The latest overnight exchange between Russia and Ukraine left power cut in a Russian border city and warehouses burning in southern Ukraine, as both sides leaned on drones and missiles to target energy infrastructure and civilian logistics deep behind the front.

Russia’s Defense Ministry said on 4 July that its air defenses had intercepted and destroyed 389 Ukrainian drones across multiple regions in a single night. The figure, impossible to verify independently, would mark one of the largest claimed drone swarms of the war. Ukrainian sources responded with open skepticism, casting the number as inflated propaganda but not denying that extensive drone activity took place.

Even as Moscow touted defensive success, local officials in Belgorod reported that a missile strike hit the Luch Thermal Power Plant overnight. Preliminary information pointed to no casualties, but authorities acknowledged power and water disruptions across several districts in the city. Images from the area showed smoke over the plant and emergency services on site, underlining how border regions on the Russian side are now regularly within reach of Ukrainian strikes.

On the other side of the front, Ukrainian regional administrations described new Russian attacks on civilian infrastructure. Officials in Odesa region said a missile strike hit a food storage warehouse, sparking a fire and damaging adjacent facilities. Two people were reported injured. In Zaporizhzhia, authorities said Russian strikes wounded at least eight people, including two children, and that people could still be trapped under rubble from damaged buildings. These accounts point to a pattern in which supply depots, warehouses, and industrial sites, rather than purely military assets, are being pulled into the war economy.

For civilians in Belgorod, Odesa and Zaporizhzhia, the impact is immediate and tangible: power cuts that disrupt daily life, food warehouses that go up in flames, and families sleeping in buildings that can turn into rubble overnight. Truck drivers, warehouse workers and small business owners find their workplaces abruptly part of a strategic map drawn by planners hundreds of kilometers away.

Operationally, the night’s exchanges show how both sides are trying to stretch each other’s air defenses and resilience. Ukraine appears to be using large numbers of relatively inexpensive drones to probe Russian systems, force ammunition expenditure, and occasionally hit valuable targets such as power plants. Russia continues to rely on missiles and attack drones to degrade Ukraine’s economic backbone and sap public morale by targeting civilian-associated infrastructure along the Black Sea littoral and in major regional centers.

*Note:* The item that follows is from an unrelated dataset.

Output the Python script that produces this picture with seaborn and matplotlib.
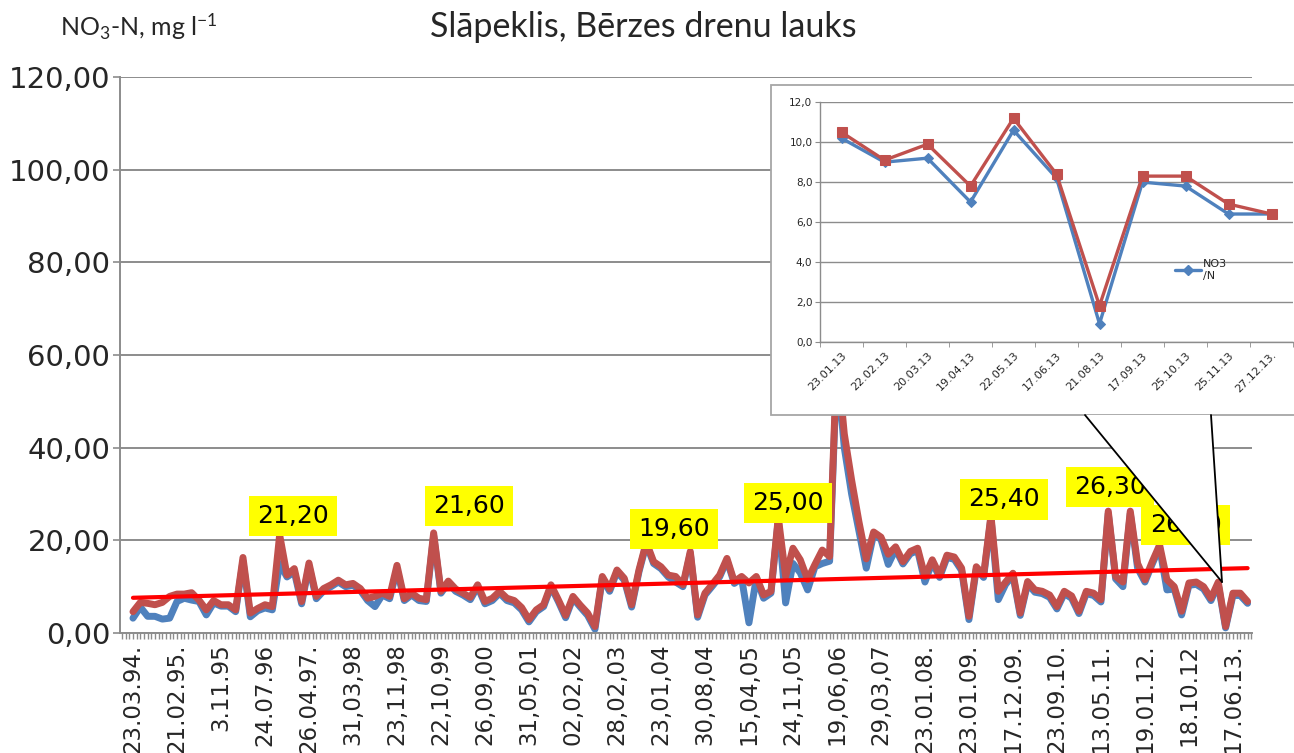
import numpy as np
import pandas as pd
import matplotlib
matplotlib.use("Agg")
import matplotlib.pyplot as plt
from matplotlib.patches import Rectangle, Polygon
from matplotlib.lines import Line2D
from matplotlib.ticker import FuncFormatter
import seaborn as sns

# main series: sampling dates (every 6th shown) and two nitrogen series, mg/l
date_labels = ["23.03.94.", "21.02.95.", "3.11.95", "24.07.96", "26.04.97.", "31,03,98",
               "23,11,98", "22,10,99", "26,09,00", "31,05,01", "02,02,02", "28,02,03",
               "23,01,04", "30,08,04", "15,04,05", "24,11,05", "19,06,06", "29,03,07",
               "23.01.08.", "23.01.09.", "17.12.09.", "23.09.10.", "13.05.11.", "19.01.12.",
               "18.10.12", "17.06.13."]

no3_n = [3.2, 5.6, 3.6, 3.6, 3.0, 3.2, 6.8, 7.5, 7.1, 6.8,
         3.9, 6.5, 5.8, 5.8, 4.6, 15.5, 3.5, 4.8, 5.4, 5.0,
         15.0, 12.1, 13.2, 6.3, 14.5, 7.4, 9.1, 10.0, 11.0, 10.0,
         10.3, 9.2, 7.0, 5.7, 8.2, 7.4, 13.8, 7.0, 8.2, 7.0,
         6.8, 21.0, 8.6, 10.8, 9.0, 8.2, 7.2, 10.0, 6.3, 7.0,
         8.6, 7.0, 6.5, 5.0, 2.4, 4.6, 5.7, 10.0, 6.8, 3.3,
         7.5, 5.6, 3.8, 0.8, 11.8, 9.0, 13.2, 11.4, 5.6, 13.2,
         19.2, 15.0, 13.9, 12.1, 11.0, 10.0, 17.2, 3.4, 8.2, 10.1,
         12.1, 15.7, 10.7, 11.8, 2.2, 11.8, 7.5, 8.6, 24.5, 6.5,
         15.0, 13.0, 9.3, 14.3, 15.0, 15.5, 58.0, 40.0, 30.0, 22.0,
         14.0, 21.3, 20.2, 14.8, 18.1, 14.9, 17.1, 17.8, 11.0, 15.3,
         12.0, 16.3, 15.9, 13.5, 2.9, 13.8, 12.0, 24.9, 7.2, 10.5,
         12.4, 3.8, 10.6, 8.8, 8.5, 7.7, 5.2, 8.5, 7.5, 4.2,
         8.5, 8.1, 6.7, 25.8, 11.7, 10.0, 25.8, 14.0, 11.0, 14.9,
         18.5, 9.3, 9.5, 3.9, 10.3, 10.5, 9.5, 7.0, 10.5, 1.1,
         8.1, 8.1, 6.4]

n_total = [4.6, 6.6, 6.4, 6.1, 6.6, 7.9, 8.4, 8.4, 8.7, 7.1,
           5.0, 7.0, 6.1, 6.1, 5.0, 16.3, 4.3, 5.3, 6.1, 5.7,
           21.2, 12.5, 13.9, 6.8, 15.1, 7.9, 9.6, 10.4, 11.4, 10.4,
           10.7, 9.6, 7.5, 7.9, 8.6, 7.9, 14.6, 7.4, 8.6, 7.5,
           7.2, 21.6, 9.0, 11.2, 9.5, 8.6, 7.7, 10.4, 6.8, 7.5,
           9.0, 7.5, 7.0, 5.5, 2.9, 5.0, 6.1, 10.4, 7.2, 3.8,
           7.9, 6.0, 4.3, 1.4, 12.2, 9.5, 13.6, 11.8, 6.1, 13.6,
           19.6, 15.4, 14.3, 12.5, 12.2, 10.4, 17.6, 3.9, 8.6, 10.5,
           12.5, 16.1, 11.1, 12.2, 10.8, 12.2, 8.2, 9.0, 25.0, 12.2,
           18.3, 15.8, 11.5, 14.8, 17.9, 16.5, 60.0, 43.0, 33.0, 24.0,
           16.0, 21.8, 20.7, 17.0, 18.6, 15.4, 17.6, 18.3, 12.2, 15.8,
           12.5, 16.8, 16.4, 14.0, 3.6, 14.3, 12.5, 25.4, 9.0, 11.0,
           12.9, 4.3, 11.1, 9.3, 9.0, 8.2, 5.7, 9.0, 8.0, 4.7,
           9.0, 8.6, 7.2, 26.3, 12.2, 11.0, 26.3, 15.0, 11.5, 15.4,
           19.0, 11.5, 10.0, 4.7, 10.8, 11.0, 10.0, 7.5, 11.0, 1.4,
           8.6, 8.6, 6.8]

trend_ends = [7.6, 14.0]

peak_idx = [20, 41, 70, 88, 117, 133, 140]
peak_text = ["21,20", "21,60", "19,60", "25,00", "25,40", "26,30", "26,00"]
peak_offset = [(13, 19), (35, 27), (28, 13), (10, 14), (13, 16), (2, 24), (26, 20)]

# inset: 2013
inset_dates = ["23.01.13", "22.02.13", "20.03.13", "19.04.13", "22.05.13", "17.06.13",
               "21.08.13", "17.09.13", "25.10.13", "25.11.13", "27.12.13."]
inset_no3 = [10.2, 9.0, 9.2, 7.0, 10.6, 8.2, 0.9, 8.0, 7.8, 6.4, 6.4]
inset_n = [10.5, 9.1, 9.9, 7.8, 11.2, 8.4, 1.8, 8.3, 8.3, 6.9, 6.4]

BLUE = "#4F81BD"
RED = "#C0504D"
GRID = "#8C8C8C"

sns.set_style("white")
plt.rcParams["font.family"] = ["DejaVu Sans"]
plt.rcParams["mathtext.fontset"] = "custom"
plt.rcParams["mathtext.rm"] = "Lato"
plt.rcParams["mathtext.it"] = "Lato:italic"

W, H = 1294, 753
fig = plt.figure(figsize=(W / 100, H / 100), dpi=100)


def fx(x):
    return x / W


def fy(y):
    return 1 - y / H


n = len(n_total)
df = pd.DataFrame({"idx": np.arange(n), "no3_n": no3_n, "n_total": n_total})

ax = fig.add_axes([fx(120), fy(633), fx(1252 - 120), (633 - 77) / H])
sns.lineplot(data=df, x="idx", y="no3_n", ax=ax, color=BLUE, lw=5.0, legend=False)
sns.lineplot(data=df, x="idx", y="n_total", ax=ax, color=RED, lw=5.0, legend=False)
sns.lineplot(x=[0, n - 1], y=trend_ends, ax=ax, color="#FF0000", lw=3.0, legend=False)

ax.set_xlim(-1.77, 152.6)
ax.set_ylim(0, 120)
ax.set_yticks(range(0, 121, 20))
ax.yaxis.set_major_formatter(FuncFormatter(lambda v, p: f"{v:.2f}".replace(".", ",")))
ax.set_xticks(range(0, n, 6))
ax.set_xticklabels(date_labels, rotation=90, fontsize=16.5, va="top", ha="center")
ax.set_xticks(np.arange(-1.5, n, 0.5), minor=True)
ax.tick_params(axis="y", labelsize=21, length=5, width=1.2, color=GRID, pad=2, left=True)
ax.tick_params(axis="x", which="both", length=4.5, width=1.0, color=GRID, pad=3, bottom=True)
ax.grid(axis="y", color=GRID, lw=1.4)
ax.set_axisbelow(True)
for s in ["top", "right"]:
    ax.spines[s].set_visible(False)
for s in ["left", "bottom"]:
    ax.spines[s].set_color(GRID)
    ax.spines[s].set_linewidth(1.4)
ax.set_xlabel("")
ax.set_ylabel("")

for i, txt, (dx, dy) in zip(peak_idx, peak_text, peak_offset):
    ax.annotate(txt, xy=(i, n_total[i]), xytext=(dx, dy), textcoords="offset pixels",
                ha="center", va="center", fontsize=18, color="black", zorder=6,
                bbox=dict(boxstyle="square,pad=0.33", fc="#FFFF00", ec="none"))

fig.text(fx(643), fy(27), "Slāpeklis, Bērzes drenu lauks", ha="center", va="center",
         fontsize=24.5, family=["Lato", "DejaVu Sans"])
fig.text(fx(60), fy(27), r"NO$_3$-N, mg l$^{-1}$", ha="left", va="center",
         fontsize=18, family=["Lato", "DejaVu Sans"])

# inset frame
fig.patches.append(Rectangle((fx(771), fy(415)), fx(1300 - 771), (415 - 85) / H,
                             transform=fig.transFigure, fc="white", ec="#A6A6A6",
                             lw=1.3, zorder=2))

ax_in = fig.add_axes([fx(820), fy(341.7), fx(473), 239.4 / H], zorder=3)
ax_in.patch.set_alpha(0)
idx_in = np.arange(len(inset_dates))
sns.lineplot(x=idx_in, y=inset_no3, ax=ax_in, color=BLUE, lw=2.4, marker="D", ms=5.5,
             mec=BLUE, legend=False)
sns.lineplot(x=idx_in, y=inset_n, ax=ax_in, color=RED, lw=2.4, marker="s", ms=6.5,
             mec=RED, legend=False)
ax_in.set_xlim(-0.5, len(inset_dates) - 0.5)
ax_in.set_ylim(0, 12)
ax_in.set_yticks(range(0, 13, 2))
ax_in.yaxis.set_major_formatter(FuncFormatter(lambda v, p: f"{v:.1f}".replace(".", ",")))
ax_in.set_xticks(idx_in)
ax_in.set_xticklabels(inset_dates, rotation=45, ha="right", va="top",
                      rotation_mode="anchor", fontsize=8)
ax_in.set_xticks(np.arange(-0.5, len(inset_dates), 1.0), minor=True)
ax_in.tick_params(axis="x", which="major", length=0, pad=6)
ax_in.tick_params(axis="x", which="minor", length=3.5, color=GRID, bottom=True)
ax_in.tick_params(axis="y", labelsize=7.5, length=3.5, color=GRID, left=True, pad=2)
ax_in.grid(axis="y", color=GRID, lw=1.0)
ax_in.set_axisbelow(True)
for s in ["top", "right"]:
    ax_in.spines[s].set_visible(False)
for s in ["left", "bottom"]:
    ax_in.spines[s].set_color(GRID)
    ax_in.spines[s].set_linewidth(1.0)
ax_in.set_xlabel("")
ax_in.set_ylabel("")
handle = Line2D([], [], color=BLUE, lw=2.4, marker="D", ms=5.5)
ax_in.legend([handle], ["NO3\n/N"], loc="center left", bbox_to_anchor=(0.73, 0.30),
             frameon=False, fontsize=8, handlelength=2.3, handletextpad=0.2)

# callout connecting the inset to the last year of the series
tri = [(fx(1085), fy(415)), (fx(1211), fy(415)), (fx(1222), fy(582))]
fig.patches.append(Polygon(tri, closed=True, transform=fig.transFigure, fc="white",
                           ec="none", zorder=4))
for p in (tri[0], tri[1]):
    fig.lines.append(Line2D([p[0], tri[2][0]], [p[1], tri[2][1]], transform=fig.transFigure,
                            color="black", lw=1.3, zorder=5))

fig.savefig("out.png", dpi=100)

This pattern carries a clear strategic consequence: as the line between military and civilian infrastructure erodes, the cost of keeping societies functioning climbs. Each warehouse destroyed is a new strain on food distribution; each power plant hit makes energy grids more fragile and expensive to operate. A war that started with front lines and armored columns is now increasingly fought through electricity, logistics and the nerves of populations under intermittent bombardment.

The shareable lesson from this night is stark: when drones are cheap and infrastructure is exposed, the home front becomes a battlefield even if no one has formally declared it as such. Air-defense success measured in hundreds of interceptions does not erase the anxiety of residents who see smoke over a power plant or hear that a nearby warehouse district has been struck.

Key signals to watch now include whether Russia provides more detailed evidence to substantiate its 389-drone claim, how quickly Belgorod restores full power and water services, and whether follow-on Russian strikes hit more food and logistics nodes in Ukraine. Any shift toward larger, more coordinated drone waves or repeated hits on the same energy facilities would signal that this is not sporadic harassment, but a deliberate campaign to redefine where the war is fought.